◆ **What is being asked**
Transcribe the entries exactly; images are not part of the copy.

>> START

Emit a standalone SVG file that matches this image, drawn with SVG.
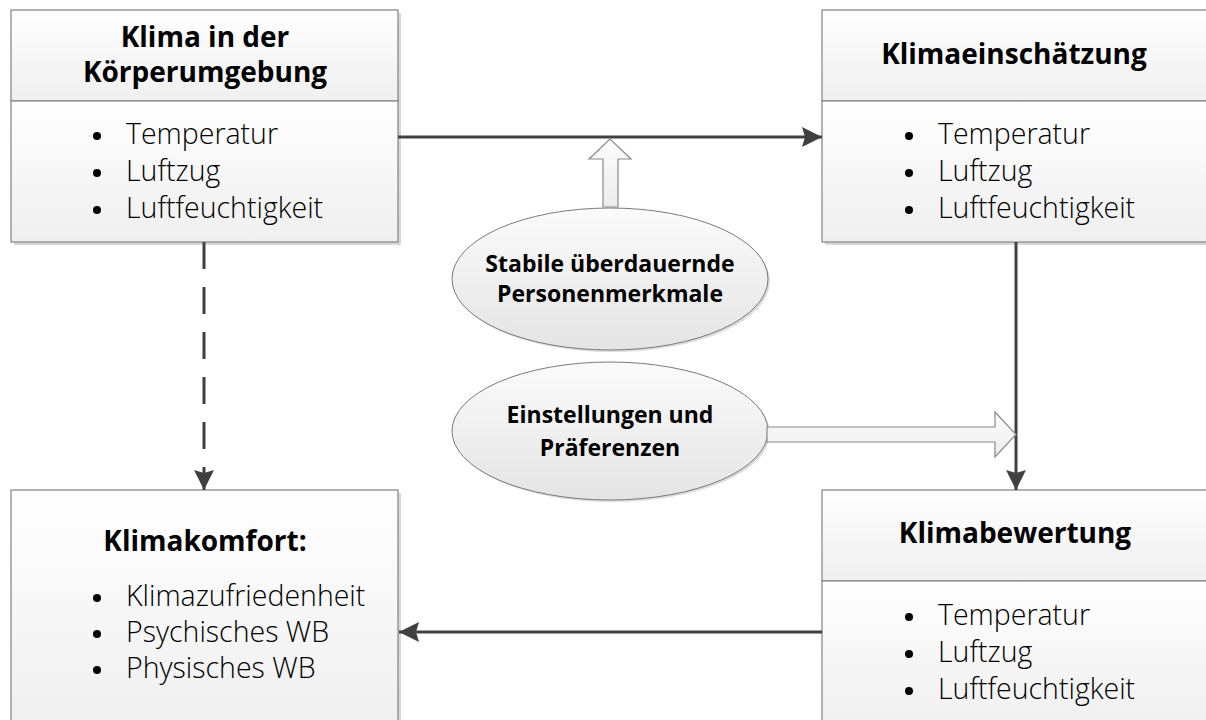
<svg xmlns="http://www.w3.org/2000/svg" width="1206" height="720" viewBox="0 0 1206 720">
<defs>
<linearGradient id="gBox" x1="0" y1="0" x2="0" y2="1"><stop offset="0" stop-color="#ffffff"/><stop offset="1" stop-color="#efefef"/></linearGradient>
<linearGradient id="gEll" x1="0" y1="0" x2="0" y2="1"><stop offset="0" stop-color="#fbfbfb"/><stop offset="1" stop-color="#e4e4e4"/></linearGradient>
<linearGradient id="gArr" x1="0" y1="0" x2="0" y2="1"><stop offset="0" stop-color="#fdfdfd"/><stop offset="1" stop-color="#ececec"/></linearGradient>
<marker id="ah" viewBox="0 0 20 20" refX="20" refY="10" markerWidth="20" markerHeight="20" markerUnits="userSpaceOnUse" orient="auto">
<path d="M0,0 L20,10 L0,20 L3,10 Z" fill="#404040"/>
</marker>
</defs>
<style>
.box{fill:url(#gBox);stroke:#8c8c8c;stroke-width:1.3}
.sec{fill:url(#gBox);stroke:#8c8c8c;stroke-width:1.3}
.shadow{fill:#d8d8d8}
.title{font-family:"Open Sans","Liberation Sans",sans-serif;font-weight:bold;font-size:28px;fill:#000;text-anchor:middle}
.item{font-family:"Open Sans","Liberation Sans",sans-serif;font-weight:300;font-size:28.5px;fill:#000}
.bul{fill:#000}
.ell{fill:url(#gEll);stroke:#7a7a7a;stroke-width:1}
.etext{font-family:"Open Sans","Liberation Sans",sans-serif;font-weight:bold;font-size:23px;fill:#000;text-anchor:middle}
.con{stroke:#404040;stroke-width:3;fill:none}
.blk{fill:url(#gArr);stroke:#8a8a8a;stroke-width:1.2}
</style>

<g id="node-klima-koerper">
<rect class="shadow" x="14" y="13" width="387" height="232"/>
<rect class="sec" x="11" y="10" width="387" height="91"/>
<rect class="sec" x="11" y="101" width="387" height="141"/>
<text class="title" x="205" y="47">Klima in der</text>
<text class="title" x="205" y="82">Körperumgebung</text>
<circle class="bul" cx="97" cy="136" r="4"/>
<circle class="bul" cx="97" cy="173" r="4"/>
<circle class="bul" cx="97" cy="210" r="4"/>
<text class="item" x="126" y="144">Temperatur</text>
<text class="item" x="126" y="181">Luftzug</text>
<text class="item" x="126" y="218">Luftfeuchtigkeit</text>
</g>

<g id="node-klimaeinschaetzung">
<rect class="shadow" x="825" y="13" width="387" height="232"/>
<rect class="sec" x="822" y="10" width="387" height="91"/>
<rect class="sec" x="822" y="101" width="387" height="141"/>
<text class="title" x="1014" y="64">Klimaeinschätzung</text>
<circle class="bul" cx="909" cy="136" r="4"/>
<circle class="bul" cx="909" cy="173" r="4"/>
<circle class="bul" cx="909" cy="210" r="4"/>
<text class="item" x="938" y="144">Temperatur</text>
<text class="item" x="938" y="181">Luftzug</text>
<text class="item" x="938" y="218">Luftfeuchtigkeit</text>
</g>

<g id="node-klimakomfort">
<rect class="shadow" x="14" y="493" width="387" height="240"/>
<rect class="box" x="11" y="490" width="387" height="240"/>
<text class="title" x="205" y="551">Klimakomfort:</text>
<circle class="bul" cx="97" cy="598" r="4"/>
<circle class="bul" cx="97" cy="634" r="4"/>
<circle class="bul" cx="97" cy="670" r="4"/>
<text class="item" x="126" y="606">Klimazufriedenheit</text>
<text class="item" x="126" y="642">Psychisches WB</text>
<text class="item" x="126" y="678">Physisches WB</text>
</g>

<g id="node-klimabewertung">
<rect class="shadow" x="825" y="493" width="387" height="240"/>
<rect class="sec" x="822" y="490" width="387" height="91"/>
<rect class="sec" x="822" y="581" width="387" height="149"/>
<text class="title" x="1015" y="543">Klimabewertung</text>
<circle class="bul" cx="909" cy="617" r="4"/>
<circle class="bul" cx="909" cy="654" r="4"/>
<circle class="bul" cx="909" cy="691" r="4"/>
<text class="item" x="938" y="625">Temperatur</text>
<text class="item" x="938" y="662">Luftzug</text>
<text class="item" x="938" y="699">Luftfeuchtigkeit</text>
</g>

<g id="node-personenmerkmale">
<ellipse cx="612" cy="281" rx="158" ry="71" fill="#dcdcdc"/>
<ellipse class="ell" cx="610" cy="279" rx="158" ry="71"/>
<text class="etext" x="610" y="272">Stabile überdauernde</text>
<text class="etext" x="610" y="302">Personenmerkmale</text>
</g>

<g id="node-einstellungen">
<ellipse cx="612" cy="433" rx="158" ry="69" fill="#dcdcdc"/>
<ellipse class="ell" cx="610" cy="431" rx="158" ry="69"/>
<text class="etext" x="610" y="423">Einstellungen und</text>
<text class="etext" x="610" y="456">Präferenzen</text>
</g>

<g id="connectors">
<line class="con" x1="398" y1="137" x2="822" y2="137" marker-end="url(#ah)"/>
<line class="con" x1="1016" y1="242" x2="1016" y2="490" marker-end="url(#ah)"/>
<line class="con" x1="822" y1="632" x2="399" y2="632" marker-end="url(#ah)"/>
<line class="con" x1="204" y1="242" x2="204" y2="470" stroke-dasharray="27 18"/>
<line class="con" x1="204" y1="470" x2="204" y2="490" marker-end="url(#ah)"/>
<path class="blk" d="M603,207 L603,159 L589,159 L610,139 L631,159 L618,159 L618,207 Z"/>
<path class="blk" d="M767,427 L995,427 L995,412 L1016,434.5 L995,457 L995,442 L767,442 Z"/>
</g>
</svg>
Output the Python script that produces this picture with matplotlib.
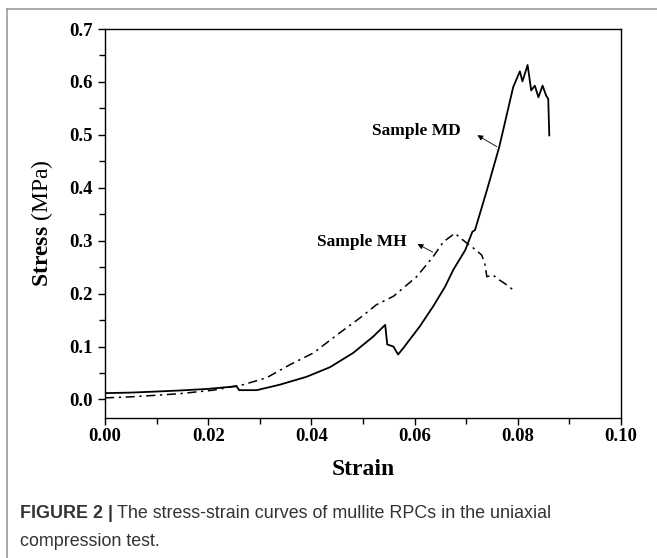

>> END

◆ **Full solution**
Emit a standalone SVG file that matches this image, drawn with SVG.
<svg xmlns="http://www.w3.org/2000/svg" width="1206" height="720" viewBox="0 0 1206 720">
<defs>
<linearGradient id="gBox" x1="0" y1="0" x2="0" y2="1"><stop offset="0" stop-color="#ffffff"/><stop offset="1" stop-color="#efefef"/></linearGradient>
<linearGradient id="gEll" x1="0" y1="0" x2="0" y2="1"><stop offset="0" stop-color="#fbfbfb"/><stop offset="1" stop-color="#e4e4e4"/></linearGradient>
<linearGradient id="gArr" x1="0" y1="0" x2="0" y2="1"><stop offset="0" stop-color="#fdfdfd"/><stop offset="1" stop-color="#ececec"/></linearGradient>
<marker id="ah" viewBox="0 0 20 20" refX="20" refY="10" markerWidth="20" markerHeight="20" markerUnits="userSpaceOnUse" orient="auto">
<path d="M0,0 L20,10 L0,20 L3,10 Z" fill="#404040"/>
</marker>
</defs>
<style>
.box{fill:url(#gBox);stroke:#8c8c8c;stroke-width:1.3}
.sec{fill:url(#gBox);stroke:#8c8c8c;stroke-width:1.3}
.shadow{fill:#d8d8d8}
.title{font-family:"Open Sans","Liberation Sans",sans-serif;font-weight:bold;font-size:28px;fill:#000;text-anchor:middle}
.item{font-family:"Open Sans","Liberation Sans",sans-serif;font-weight:300;font-size:28.5px;fill:#000}
.bul{fill:#000}
.ell{fill:url(#gEll);stroke:#7a7a7a;stroke-width:1}
.etext{font-family:"Open Sans","Liberation Sans",sans-serif;font-weight:bold;font-size:23px;fill:#000;text-anchor:middle}
.con{stroke:#404040;stroke-width:3;fill:none}
.blk{fill:url(#gArr);stroke:#8a8a8a;stroke-width:1.2}
</style>

<g id="node-klima-koerper">
<rect class="shadow" x="14" y="13" width="387" height="232"/>
<rect class="sec" x="11" y="10" width="387" height="91"/>
<rect class="sec" x="11" y="101" width="387" height="141"/>
<text class="title" x="205" y="47">Klima in der</text>
<text class="title" x="205" y="82">Körperumgebung</text>
<circle class="bul" cx="97" cy="136" r="4"/>
<circle class="bul" cx="97" cy="173" r="4"/>
<circle class="bul" cx="97" cy="210" r="4"/>
<text class="item" x="126" y="144">Temperatur</text>
<text class="item" x="126" y="181">Luftzug</text>
<text class="item" x="126" y="218">Luftfeuchtigkeit</text>
</g>

<g id="node-klimaeinschaetzung">
<rect class="shadow" x="825" y="13" width="387" height="232"/>
<rect class="sec" x="822" y="10" width="387" height="91"/>
<rect class="sec" x="822" y="101" width="387" height="141"/>
<text class="title" x="1014" y="64">Klimaeinschätzung</text>
<circle class="bul" cx="909" cy="136" r="4"/>
<circle class="bul" cx="909" cy="173" r="4"/>
<circle class="bul" cx="909" cy="210" r="4"/>
<text class="item" x="938" y="144">Temperatur</text>
<text class="item" x="938" y="181">Luftzug</text>
<text class="item" x="938" y="218">Luftfeuchtigkeit</text>
</g>

<g id="node-klimakomfort">
<rect class="shadow" x="14" y="493" width="387" height="240"/>
<rect class="box" x="11" y="490" width="387" height="240"/>
<text class="title" x="205" y="551">Klimakomfort:</text>
<circle class="bul" cx="97" cy="598" r="4"/>
<circle class="bul" cx="97" cy="634" r="4"/>
<circle class="bul" cx="97" cy="670" r="4"/>
<text class="item" x="126" y="606">Klimazufriedenheit</text>
<text class="item" x="126" y="642">Psychisches WB</text>
<text class="item" x="126" y="678">Physisches WB</text>
</g>

<g id="node-klimabewertung">
<rect class="shadow" x="825" y="493" width="387" height="240"/>
<rect class="sec" x="822" y="490" width="387" height="91"/>
<rect class="sec" x="822" y="581" width="387" height="149"/>
<text class="title" x="1015" y="543">Klimabewertung</text>
<circle class="bul" cx="909" cy="617" r="4"/>
<circle class="bul" cx="909" cy="654" r="4"/>
<circle class="bul" cx="909" cy="691" r="4"/>
<text class="item" x="938" y="625">Temperatur</text>
<text class="item" x="938" y="662">Luftzug</text>
<text class="item" x="938" y="699">Luftfeuchtigkeit</text>
</g>

<g id="node-personenmerkmale">
<ellipse cx="612" cy="281" rx="158" ry="71" fill="#dcdcdc"/>
<ellipse class="ell" cx="610" cy="279" rx="158" ry="71"/>
<text class="etext" x="610" y="272">Stabile überdauernde</text>
<text class="etext" x="610" y="302">Personenmerkmale</text>
</g>

<g id="node-einstellungen">
<ellipse cx="612" cy="433" rx="158" ry="69" fill="#dcdcdc"/>
<ellipse class="ell" cx="610" cy="431" rx="158" ry="69"/>
<text class="etext" x="610" y="423">Einstellungen und</text>
<text class="etext" x="610" y="456">Präferenzen</text>
</g>

<g id="connectors">
<line class="con" x1="398" y1="137" x2="822" y2="137" marker-end="url(#ah)"/>
<line class="con" x1="1016" y1="242" x2="1016" y2="490" marker-end="url(#ah)"/>
<line class="con" x1="822" y1="632" x2="399" y2="632" marker-end="url(#ah)"/>
<line class="con" x1="204" y1="242" x2="204" y2="470" stroke-dasharray="27 18"/>
<line class="con" x1="204" y1="470" x2="204" y2="490" marker-end="url(#ah)"/>
<path class="blk" d="M603,207 L603,159 L589,159 L610,139 L631,159 L618,159 L618,207 Z"/>
<path class="blk" d="M767,427 L995,427 L995,412 L1016,434.5 L995,457 L995,442 L767,442 Z"/>
</g>
</svg>
Output the Python script that produces this picture with matplotlib.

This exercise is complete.